RUTH SUNDERLAND: FCA is not fit for purpose – so-called watchdog has a culture of delay, avoidance and slavish adherence to its arid rule book
- The Financial Conduct Authority has a lamentable record of letting down consumers and small firms
- The so-called watchdog has repeatedly betrayed customers, investors and taxpayers
- The pitiful response to the Neil Woodford affair ought to hammer home the point that this organisation is not fit for purpose
For those who lost money in Neil Woodford’s failed funds empire, the very idea of his making a comeback is outrageous.
For the City regulators, however, it would be par for the course. The Financial Conduct Authority has a lamentable record of letting down consumers and small firms, whilst failing to hold to account the likes of Woodford for the losses they inflict.
The so-called watchdog has repeatedly betrayed customers, investors and taxpayers through its culture of delay, avoidance and slavish adherence to its arid rule book.
Finger on the pulse?: The Financial Conduct Authority has a lamentable record of letting down consumers and small firms
The pitiful response to the Woodford affair – which has been under investigation for 18 months – ought to hammer home the point that this organisation is not fit for purpose. No wonder Woodford treats the FCA with contempt. It is unclear whether regulators knew of his planned new operation until reading it in the newspapers.
Investigations take far too long. The FCA has been looking into how Barclays’ boss Jes Staley characterised his relationship with sex offender Jeffrey Epstein, and the bank’s disclosures to the regulator, for a year. A whole year, not to probe the ties between the two, but to check whether they were properly described.

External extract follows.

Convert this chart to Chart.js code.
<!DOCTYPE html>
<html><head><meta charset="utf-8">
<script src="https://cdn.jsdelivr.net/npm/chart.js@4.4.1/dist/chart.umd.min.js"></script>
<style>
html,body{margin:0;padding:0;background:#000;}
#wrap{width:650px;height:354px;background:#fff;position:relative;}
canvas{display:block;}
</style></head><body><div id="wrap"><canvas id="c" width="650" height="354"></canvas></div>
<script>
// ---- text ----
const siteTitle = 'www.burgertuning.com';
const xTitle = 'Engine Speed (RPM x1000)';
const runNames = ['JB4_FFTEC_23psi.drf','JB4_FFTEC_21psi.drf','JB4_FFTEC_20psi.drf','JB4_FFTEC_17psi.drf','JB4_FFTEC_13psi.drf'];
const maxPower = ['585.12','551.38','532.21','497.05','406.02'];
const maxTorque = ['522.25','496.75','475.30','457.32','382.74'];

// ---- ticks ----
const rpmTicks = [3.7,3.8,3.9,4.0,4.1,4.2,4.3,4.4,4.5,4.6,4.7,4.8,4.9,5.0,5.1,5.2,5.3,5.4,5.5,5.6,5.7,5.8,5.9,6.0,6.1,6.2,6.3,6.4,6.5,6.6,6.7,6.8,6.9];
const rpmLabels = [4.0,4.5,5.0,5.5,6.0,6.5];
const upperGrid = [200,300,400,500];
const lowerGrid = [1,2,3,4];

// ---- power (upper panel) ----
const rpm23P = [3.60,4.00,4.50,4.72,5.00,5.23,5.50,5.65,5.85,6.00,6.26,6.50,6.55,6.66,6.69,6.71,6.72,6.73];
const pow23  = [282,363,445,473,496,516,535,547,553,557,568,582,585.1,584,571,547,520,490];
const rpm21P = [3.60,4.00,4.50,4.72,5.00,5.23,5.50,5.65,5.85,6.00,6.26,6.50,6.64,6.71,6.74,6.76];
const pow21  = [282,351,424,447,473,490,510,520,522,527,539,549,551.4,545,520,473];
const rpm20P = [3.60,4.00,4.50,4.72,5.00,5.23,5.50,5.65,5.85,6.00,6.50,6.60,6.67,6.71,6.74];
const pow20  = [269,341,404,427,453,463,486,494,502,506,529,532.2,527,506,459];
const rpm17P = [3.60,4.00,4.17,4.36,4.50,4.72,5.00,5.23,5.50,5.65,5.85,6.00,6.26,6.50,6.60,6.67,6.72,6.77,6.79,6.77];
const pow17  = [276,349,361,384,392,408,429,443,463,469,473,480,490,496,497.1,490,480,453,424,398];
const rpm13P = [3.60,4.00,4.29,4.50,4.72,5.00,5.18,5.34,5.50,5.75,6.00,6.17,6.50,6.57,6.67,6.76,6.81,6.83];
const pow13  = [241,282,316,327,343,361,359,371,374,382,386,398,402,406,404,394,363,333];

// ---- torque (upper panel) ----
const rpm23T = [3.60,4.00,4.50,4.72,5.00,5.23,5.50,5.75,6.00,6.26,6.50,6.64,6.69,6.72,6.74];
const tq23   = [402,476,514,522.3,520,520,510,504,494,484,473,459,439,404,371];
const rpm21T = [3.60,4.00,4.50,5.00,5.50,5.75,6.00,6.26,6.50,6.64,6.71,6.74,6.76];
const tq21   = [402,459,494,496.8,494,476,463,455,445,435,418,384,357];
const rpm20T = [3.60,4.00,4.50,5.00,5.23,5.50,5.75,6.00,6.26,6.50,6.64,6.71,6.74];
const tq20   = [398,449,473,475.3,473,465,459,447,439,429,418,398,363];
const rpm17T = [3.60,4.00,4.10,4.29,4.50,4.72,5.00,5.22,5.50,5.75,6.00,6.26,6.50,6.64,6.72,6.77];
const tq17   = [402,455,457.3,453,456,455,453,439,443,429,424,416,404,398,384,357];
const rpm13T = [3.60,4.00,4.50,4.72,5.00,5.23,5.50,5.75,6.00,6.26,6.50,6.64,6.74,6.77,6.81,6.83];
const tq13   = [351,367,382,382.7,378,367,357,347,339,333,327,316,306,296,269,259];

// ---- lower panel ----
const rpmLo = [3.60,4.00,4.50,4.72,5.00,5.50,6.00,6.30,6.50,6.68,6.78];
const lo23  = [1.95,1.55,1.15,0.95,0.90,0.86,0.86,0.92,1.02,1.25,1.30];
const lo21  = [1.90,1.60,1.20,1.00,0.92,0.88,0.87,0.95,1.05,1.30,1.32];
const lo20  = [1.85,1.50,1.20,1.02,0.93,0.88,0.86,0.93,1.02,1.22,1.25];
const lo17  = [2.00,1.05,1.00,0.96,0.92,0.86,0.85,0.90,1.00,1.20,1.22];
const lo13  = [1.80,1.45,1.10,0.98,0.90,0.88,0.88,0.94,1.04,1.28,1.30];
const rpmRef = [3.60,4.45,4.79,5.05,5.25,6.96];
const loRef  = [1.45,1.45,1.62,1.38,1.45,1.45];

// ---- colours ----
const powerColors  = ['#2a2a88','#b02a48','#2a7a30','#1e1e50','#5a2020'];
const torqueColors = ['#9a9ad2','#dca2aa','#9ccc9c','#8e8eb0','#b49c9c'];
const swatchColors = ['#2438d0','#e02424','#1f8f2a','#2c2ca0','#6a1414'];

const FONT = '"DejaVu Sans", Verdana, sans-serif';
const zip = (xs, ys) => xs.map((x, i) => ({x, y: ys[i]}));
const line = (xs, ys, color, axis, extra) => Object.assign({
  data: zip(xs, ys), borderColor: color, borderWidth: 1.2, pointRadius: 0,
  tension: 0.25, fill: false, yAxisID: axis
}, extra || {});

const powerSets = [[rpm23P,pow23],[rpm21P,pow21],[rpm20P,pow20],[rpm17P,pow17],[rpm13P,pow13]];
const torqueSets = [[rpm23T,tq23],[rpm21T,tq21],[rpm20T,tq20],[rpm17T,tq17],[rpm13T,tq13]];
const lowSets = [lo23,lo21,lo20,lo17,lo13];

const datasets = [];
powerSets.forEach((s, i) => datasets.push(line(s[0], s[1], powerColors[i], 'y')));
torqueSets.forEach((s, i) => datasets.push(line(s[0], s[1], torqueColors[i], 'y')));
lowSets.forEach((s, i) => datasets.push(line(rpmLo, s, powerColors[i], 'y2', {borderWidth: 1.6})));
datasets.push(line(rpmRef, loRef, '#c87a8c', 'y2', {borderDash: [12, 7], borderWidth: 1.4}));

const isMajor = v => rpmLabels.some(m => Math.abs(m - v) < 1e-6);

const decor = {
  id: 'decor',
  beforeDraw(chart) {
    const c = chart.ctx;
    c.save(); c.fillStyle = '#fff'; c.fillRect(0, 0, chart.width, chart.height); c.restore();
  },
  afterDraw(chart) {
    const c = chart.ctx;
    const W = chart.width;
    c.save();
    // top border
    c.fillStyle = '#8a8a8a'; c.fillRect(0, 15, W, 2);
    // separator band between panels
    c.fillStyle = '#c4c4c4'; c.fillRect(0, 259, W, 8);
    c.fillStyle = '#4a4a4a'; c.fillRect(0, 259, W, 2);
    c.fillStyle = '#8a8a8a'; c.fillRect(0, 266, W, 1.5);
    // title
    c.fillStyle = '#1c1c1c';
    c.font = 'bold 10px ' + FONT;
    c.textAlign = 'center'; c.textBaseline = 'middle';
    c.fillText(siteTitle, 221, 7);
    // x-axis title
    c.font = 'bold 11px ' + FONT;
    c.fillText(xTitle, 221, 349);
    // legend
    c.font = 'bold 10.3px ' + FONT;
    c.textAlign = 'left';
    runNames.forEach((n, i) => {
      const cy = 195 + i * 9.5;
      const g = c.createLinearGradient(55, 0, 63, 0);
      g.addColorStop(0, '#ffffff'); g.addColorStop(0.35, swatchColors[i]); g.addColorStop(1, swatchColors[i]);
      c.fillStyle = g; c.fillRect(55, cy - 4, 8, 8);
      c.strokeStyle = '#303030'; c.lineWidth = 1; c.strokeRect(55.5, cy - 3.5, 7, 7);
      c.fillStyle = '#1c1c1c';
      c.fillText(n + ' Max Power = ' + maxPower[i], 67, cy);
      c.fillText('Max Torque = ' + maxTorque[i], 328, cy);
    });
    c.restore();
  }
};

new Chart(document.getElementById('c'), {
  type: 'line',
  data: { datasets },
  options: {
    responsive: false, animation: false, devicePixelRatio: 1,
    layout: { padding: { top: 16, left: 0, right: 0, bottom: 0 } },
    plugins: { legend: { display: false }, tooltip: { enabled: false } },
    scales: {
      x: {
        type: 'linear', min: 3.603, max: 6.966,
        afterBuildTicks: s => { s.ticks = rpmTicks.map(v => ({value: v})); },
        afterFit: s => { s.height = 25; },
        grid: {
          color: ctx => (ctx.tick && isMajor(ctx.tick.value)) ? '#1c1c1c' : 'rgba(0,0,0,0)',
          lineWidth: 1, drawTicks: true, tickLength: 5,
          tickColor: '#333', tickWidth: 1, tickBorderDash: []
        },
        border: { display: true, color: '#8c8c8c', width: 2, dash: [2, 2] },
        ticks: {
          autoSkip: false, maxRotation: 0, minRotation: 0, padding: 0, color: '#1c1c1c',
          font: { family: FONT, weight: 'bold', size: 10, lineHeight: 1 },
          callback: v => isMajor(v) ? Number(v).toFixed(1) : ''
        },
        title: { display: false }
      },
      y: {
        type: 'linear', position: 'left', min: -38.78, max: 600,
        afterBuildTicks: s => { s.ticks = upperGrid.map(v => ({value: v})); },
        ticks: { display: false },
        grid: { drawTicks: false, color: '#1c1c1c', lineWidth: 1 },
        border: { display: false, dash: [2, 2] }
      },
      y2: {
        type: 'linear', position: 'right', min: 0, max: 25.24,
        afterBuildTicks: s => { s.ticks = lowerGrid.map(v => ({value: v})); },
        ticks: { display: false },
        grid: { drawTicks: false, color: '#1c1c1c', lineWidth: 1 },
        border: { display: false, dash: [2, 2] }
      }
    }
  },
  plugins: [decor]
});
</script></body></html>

This procrastination is unfair to Barclays’ customers and shareholders, and possibly to Mr Staley.
In FCA time, a year is as a mere minute. It did not even bother to start an investigation into the conduct of top bosses at HBOS until 2016, eight years after the bank came to the edge of ruin. Five years on from that, it has not reached a conclusion. Whilst the regulators suck their thumbs, former chief executive Andy Hornby, at the helm when HBOS almost went bust, has earned millions in a string of senior corporate jobs.

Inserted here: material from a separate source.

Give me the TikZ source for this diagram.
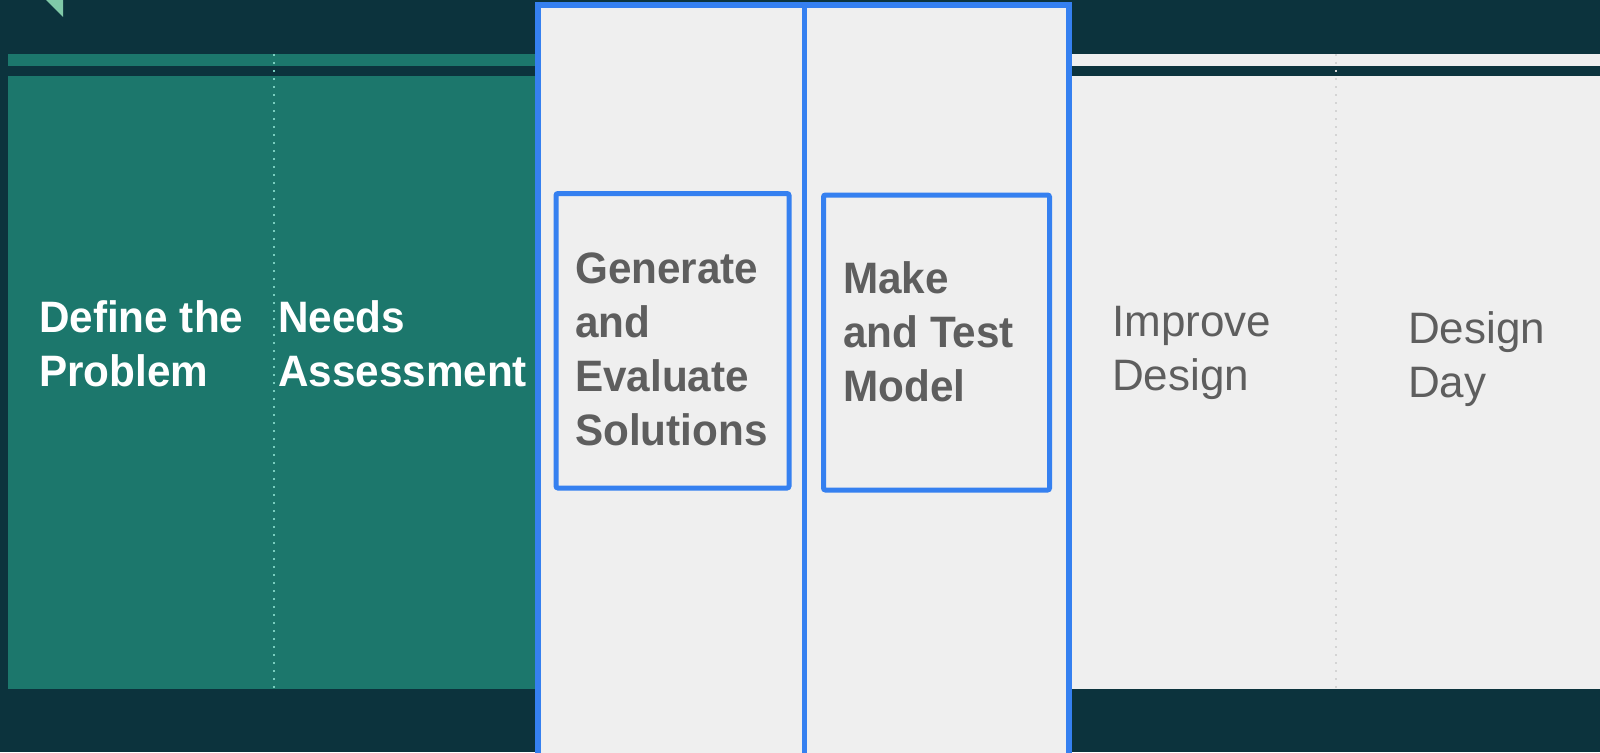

Taxpayers who were forced to bail out that lender, just like Neil Woodford’s savers, deserve answers. They – we – should not have an interminable wait to hear them.
The regulator’s lacklustre performance comes at a time when, post-Brexit, we need a robust financial system and we want the EU to accept our standards are as good as theirs. This feeble showing hardly helps.

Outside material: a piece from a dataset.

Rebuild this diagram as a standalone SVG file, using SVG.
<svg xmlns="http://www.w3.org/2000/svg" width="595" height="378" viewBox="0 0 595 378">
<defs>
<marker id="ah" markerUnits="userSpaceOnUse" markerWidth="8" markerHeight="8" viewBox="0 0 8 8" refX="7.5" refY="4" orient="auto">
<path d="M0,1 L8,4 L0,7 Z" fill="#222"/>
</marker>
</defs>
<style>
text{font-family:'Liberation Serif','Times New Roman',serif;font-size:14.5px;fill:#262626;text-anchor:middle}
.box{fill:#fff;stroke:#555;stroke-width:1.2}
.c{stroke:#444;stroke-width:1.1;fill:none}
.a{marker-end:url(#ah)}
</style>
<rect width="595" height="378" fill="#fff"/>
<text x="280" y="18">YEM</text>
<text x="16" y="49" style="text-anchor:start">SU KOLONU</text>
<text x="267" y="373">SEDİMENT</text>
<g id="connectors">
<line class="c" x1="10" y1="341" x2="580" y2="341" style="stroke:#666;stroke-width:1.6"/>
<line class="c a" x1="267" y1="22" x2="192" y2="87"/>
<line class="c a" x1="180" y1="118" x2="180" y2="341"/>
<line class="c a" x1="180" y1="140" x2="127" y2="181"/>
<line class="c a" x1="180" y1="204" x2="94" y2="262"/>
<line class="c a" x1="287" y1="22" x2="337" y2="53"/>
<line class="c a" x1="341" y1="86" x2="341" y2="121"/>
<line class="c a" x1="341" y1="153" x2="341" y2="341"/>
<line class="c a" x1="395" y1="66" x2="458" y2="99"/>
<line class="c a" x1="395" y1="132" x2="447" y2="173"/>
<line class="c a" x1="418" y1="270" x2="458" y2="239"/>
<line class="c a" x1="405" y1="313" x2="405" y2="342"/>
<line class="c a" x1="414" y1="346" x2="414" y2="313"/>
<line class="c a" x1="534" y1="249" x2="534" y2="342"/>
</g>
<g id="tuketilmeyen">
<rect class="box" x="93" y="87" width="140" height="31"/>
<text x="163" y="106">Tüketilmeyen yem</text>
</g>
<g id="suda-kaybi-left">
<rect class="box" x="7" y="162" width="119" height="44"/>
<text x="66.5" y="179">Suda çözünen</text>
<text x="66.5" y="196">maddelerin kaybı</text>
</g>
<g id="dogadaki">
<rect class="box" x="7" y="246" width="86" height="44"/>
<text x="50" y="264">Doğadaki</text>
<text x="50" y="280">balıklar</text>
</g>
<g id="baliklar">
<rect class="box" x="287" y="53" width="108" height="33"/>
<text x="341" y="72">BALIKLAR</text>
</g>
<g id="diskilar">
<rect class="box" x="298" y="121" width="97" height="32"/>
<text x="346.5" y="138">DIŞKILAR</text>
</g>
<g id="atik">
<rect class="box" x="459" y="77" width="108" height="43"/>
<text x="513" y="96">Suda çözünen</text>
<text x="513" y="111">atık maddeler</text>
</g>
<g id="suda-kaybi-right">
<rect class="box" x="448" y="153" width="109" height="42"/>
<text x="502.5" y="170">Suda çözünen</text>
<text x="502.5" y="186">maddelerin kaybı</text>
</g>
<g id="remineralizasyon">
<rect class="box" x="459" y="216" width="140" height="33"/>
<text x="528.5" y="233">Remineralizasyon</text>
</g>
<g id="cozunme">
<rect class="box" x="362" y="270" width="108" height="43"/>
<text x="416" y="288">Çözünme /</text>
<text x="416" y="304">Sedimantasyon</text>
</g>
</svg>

It is an embarrassment for Bank of England governor Andrew Bailey, who previously ran the FCA. On his watch, there were episodes including London Capital & Finance and claims of a whitewash over the mistreatment of small firms by RBS.
The crisis in confidence in the FCA goes beyond Bailey, who inherited a deeply inadequate organisation, which, ironically, was set up in 2013 because of the ineptitude of the previous regime in the financial crisis. A report by PA Consulting, which landed soon after he took over, revealed it was riddled with defects in supervision.
Rot set in early. Absurdly, its first chairman was John Griffith-Jones, a former boss of KPMG, which was HBOS auditor at the time of its downfall – a conflict of interest.
The tenure of the first chief executive, a hapless fellow called Martin Wheatley, was marred by the leaking of price-sensitive information that knocked £3bn off the shares of life insurance companies.
The regulatory remit is too broad, with responsibility for 56,000 firms across a wide range of financial activities. That is too many. By all accounts, there is also a shortage of staff and resources.
But the real problem is one of attitude.
There is no hunger at the FCA to fight for ordinary investors and to come down hard on errant firms and individuals – or if there is, it is very well-hidden.
One question is why the governor agreed to take over this basket case: he must have known it was a recipe for trouble. If he couldn’t fix the FCA, perhaps no-one can.